August was the month when I discovered the work of Muriel Spark. I found The Driver’s Seat a powerfully unsettling piece of fiction – the story of a woman’s impending death, a woman who’s acting strangely, for reasons we don’t learn. I was wrong-footed by Spark’s book in the best possible way, and now want to read more of her fiction.

In The Uninvited, Liz Jensen viewed a world of children turning against adults through the eyes of a scientist tested by extremes of emotion. The latest title from Peirene Press, Pia Juul’s The Murder of Halland (tr. Martin Aitken), took a crime as the starting-point for a striking portrait of bereavement.

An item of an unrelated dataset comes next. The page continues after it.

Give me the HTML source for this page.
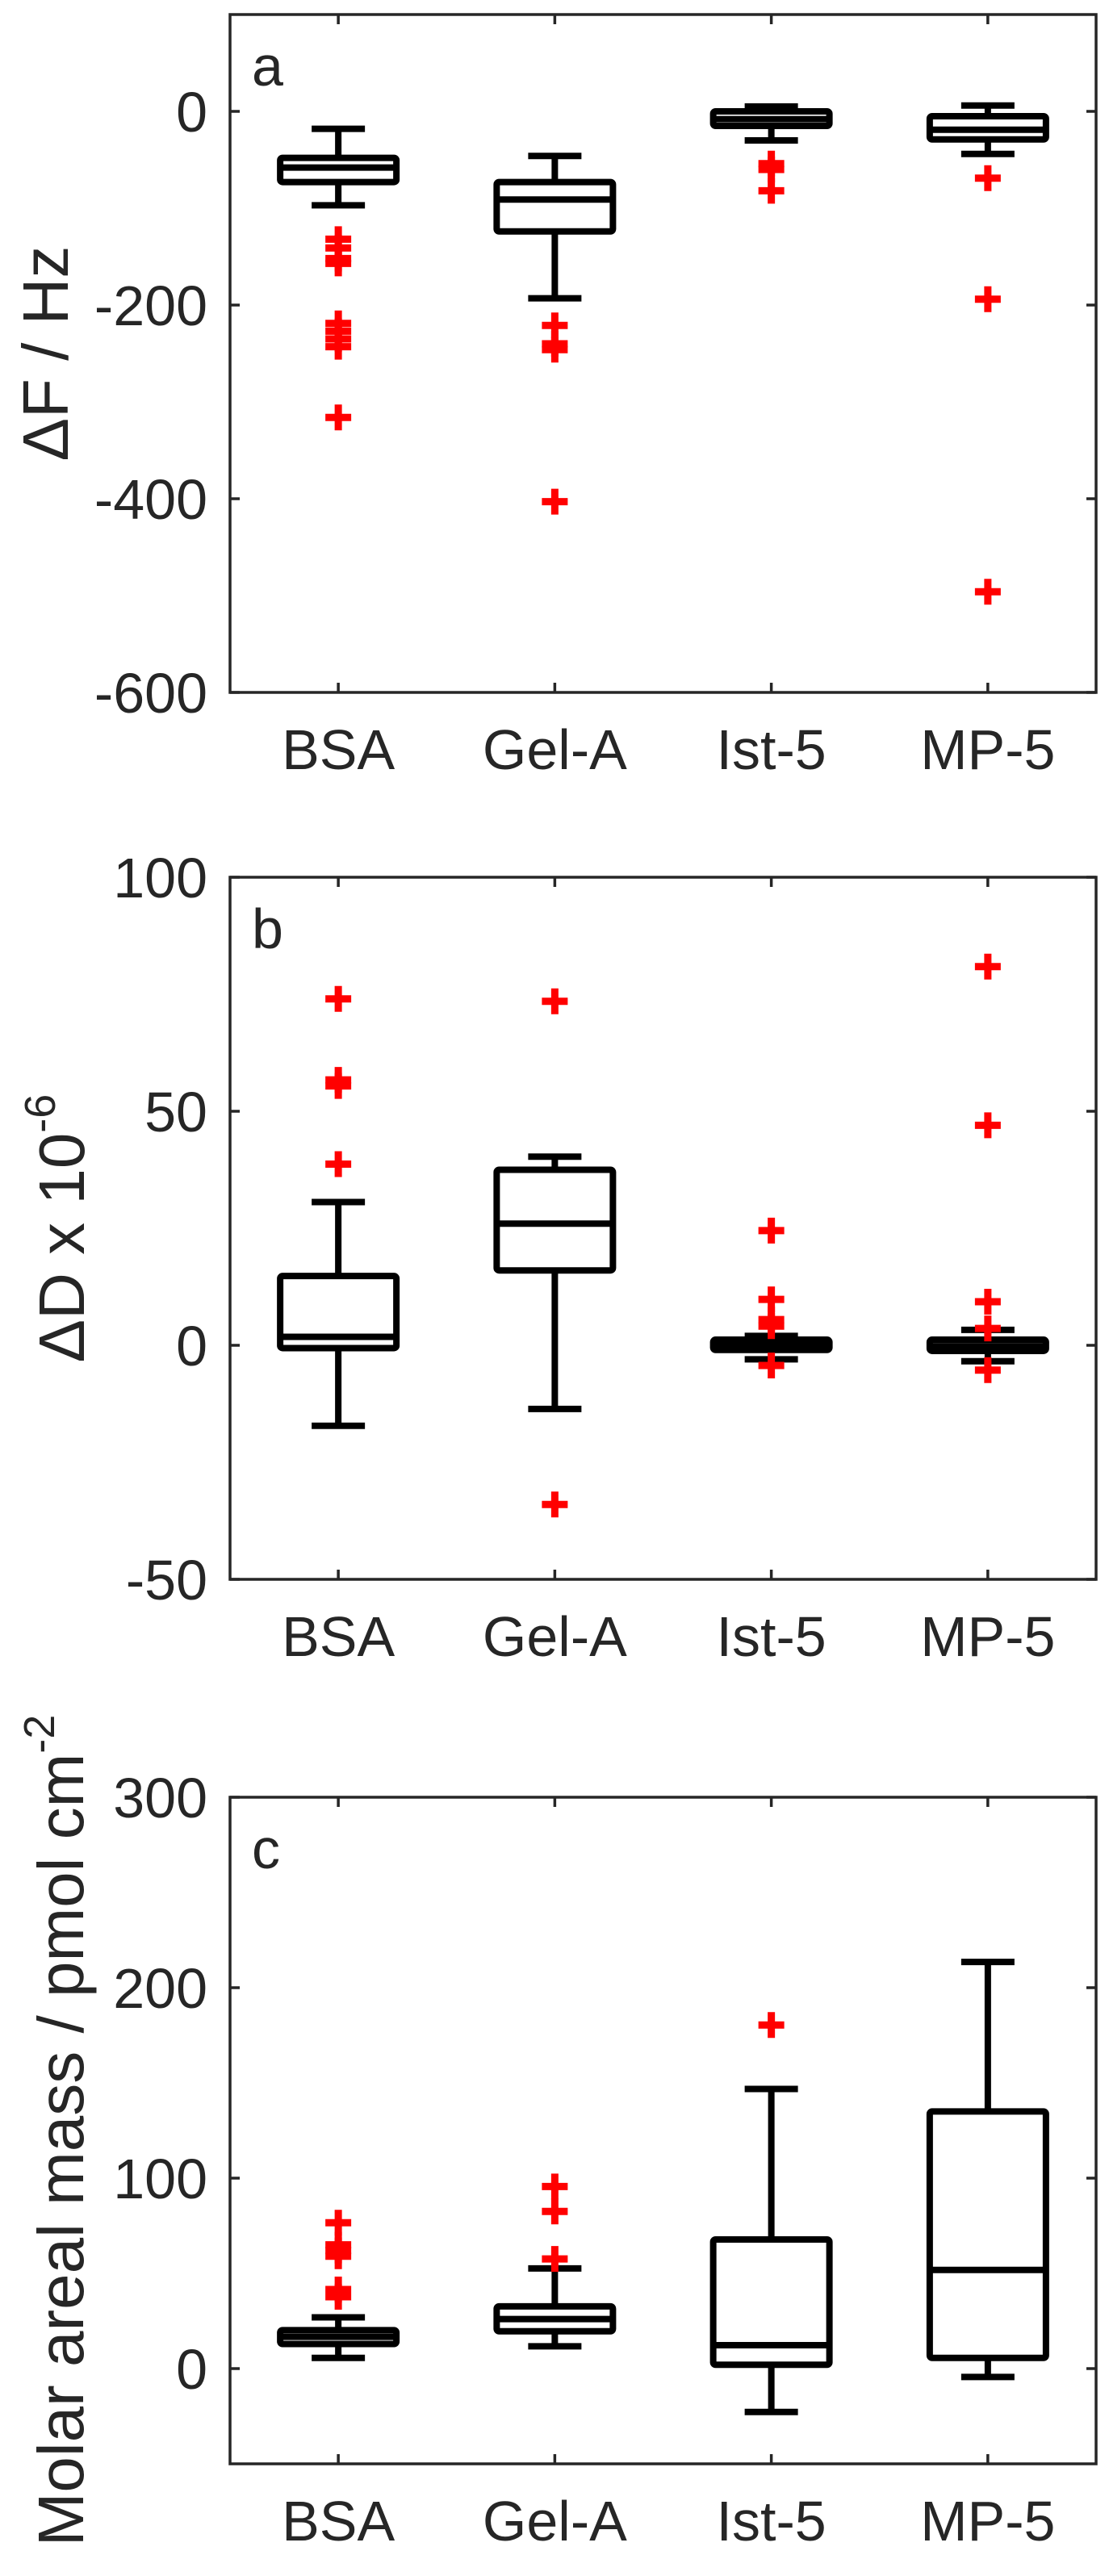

Ewan Morrison combined fiction, anecdote and history to examine a ubiquitous modern institution, in Tales from the Mall.

I also reviewed P.Y. Betts’s superb memoir, People Who Say Goodbye; Alison Moore’s intense Booker-longlisted character study, The Lighthouse; William Wharton’s classic war story, Birdy; Christopher Coake’s tale of the dangers of believing in ghosts, You Came Back; J.R. Crook’s jigsaw of a novel, Sleeping Patterns; Manu Joseph’s story of a father investigating his son’s death, The Illicit Happiness of Other People; and two short story collections: Jon Gower’s Too Cold for Snow, and Tim Maughan’s Paintwork.

In features, I made a list of ten favourite books read during the lifetime of the blog; and posted a couple of personal book round-ups: of the books I bought while on holiday in Bath and Oxford; and a snapshot of my library loans. There were also two Sunday Story Society discussions: of “Bombay’s Republic” by Rotimi Babatunde, and “Atlantic City” by Kevin Barry.